Ah yes, well choosing FYSs seems to be exceedingly hard, mostly because you’re restricted to choosing two of those, and you can never be sure about getting either, damn lotteries (preferential allocations for those who didn’t get CAP courses hardly makes it any simpler). Oh and I have seemingly made it onto a pirates (‘07ers) list of ‘08ers, interesting (umm I did mention googling is a hobby for me, as is traversing through the entangled webs woven by the net).

Ze Panda

Rabid Dogs

Tuesday, July 13th, 2004

A lot of people, who have left Delhi over the past years, have been telling me about things they miss. Most of their nostalgia has been directed towards power cuts, water shortages, dirty roads, and crowded streets. Well living in a dirty, crowded city, without electricity, water and broadband internet is overrated. Rabid dogs, now those would get my vote for the most interestingly memorable inhabitants of Delhi. Rabid dogs are one of those things I am not expecting to run into in Providence, and frankly I wouldn’t want to either. Oh and there’s a theory that Edgar Alan Poe died of rabies, but then again there are a hundred theories about how he died (alcoholism used to be the most popular one, that’s before the rabies theory came along). Poe is not overrated.

Anyways coming back to the rabid dogs. Well a few days ago they had these leopards going around mauling people somewhere around the financial capital of India (sadly they didn’t chomp on too many brokers and CEOs) and you had people moving around with guns, cages, traps, live animals, amulets, charms, images of God, and God knows what else. Well at least they had a leopard. I am locked in my house (actually I am not locked in, my parents have been requesting me not to go out) as are a hundred other people around me because there’s this rabid dog moving around my block (it’s supposed to have bitten eleven people till now, frankly that gives him a legendary kill rate, 11 people in a day, wow) biting people, spreading rabies, using up the rabies vaccine. Now the rabies vaccine is expensive, and though no longer painful (stories of 10 injections in your stomach, are umm well stories) the entire course does tend to stretch out into the better part of a year.
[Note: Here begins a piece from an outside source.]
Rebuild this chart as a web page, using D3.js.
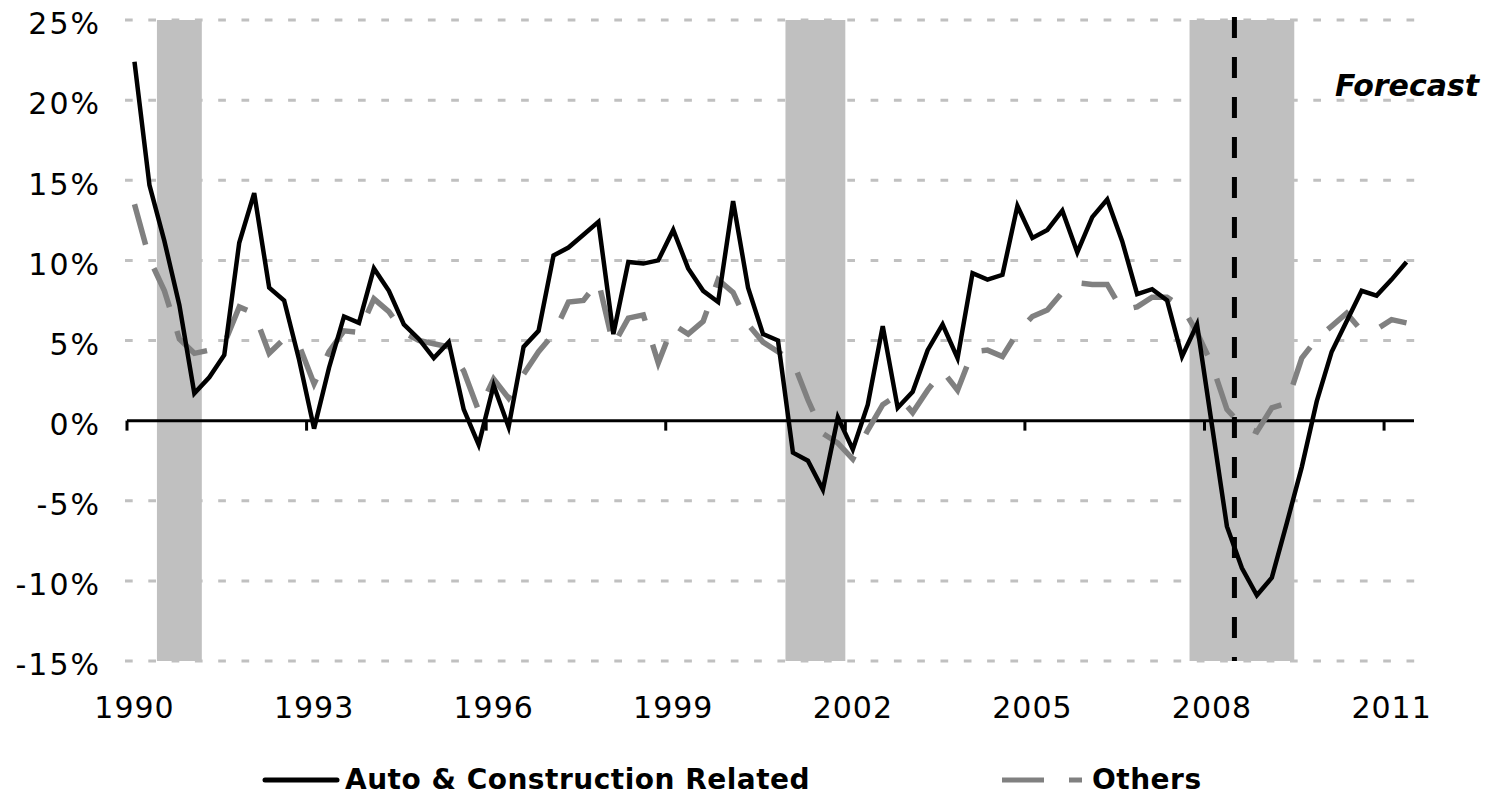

Oh well it’s expensive, that gives a lot of people the required incentive to avoid the dastardly animal at any cost, besides Poe died of rabies, so rabies kills. We’ve had everyone from baton wielding security guards to gun totting police officers trying to avoid the dog menace, kill it or something but most of them seemed to have failed in their efforts, and the municipal corporation cannot be bothered to pick up stray rabid dogs. Besides the municipal corporation needs to fill out lengthy paper work before actually capturing or killing a dog, because dogs are protected by laws which are more stringent as compared to those meant to protect humans. But well at the end of the day I am locked inside a house (not that I step out usually, it’s just reassuring to know the I can) because a rabid dog is patrolling the streets outside.

I also got to see my parents carry metal monopods (this is what one of them looks like) to work today, they needed those for safety while walking to and from their respective cars, and well that was funny. Besides carrying a monopod to office is ok, doctors at Baghdad were supposed to have carried AK47s to work during the looting and well this surgeon told RD that he keeps a handgun with him even when he’s operating (the guy doesn’t go around killing people, so I guess the hippocratic oath is not overrated either), but well Delhi is usually supposed to be an okishly peaceful city, umm except for all those murders, rapes, bomb blasts, police encounters and other such things which seem to crop up every now and then. Oh well I am not gonna miss those either, I am gonna stick to missing rabid dogs.

Ze Panda

PS: This is an hour after the original post, and the dog has seemingly been killed by someone. However they have discovered a new jet-black rabid dog, which can operate more stealthily at night.

PPS: Seemingly the dog killed earlier, wasn’t the original culprit, and well we now have four rabid dogs at large.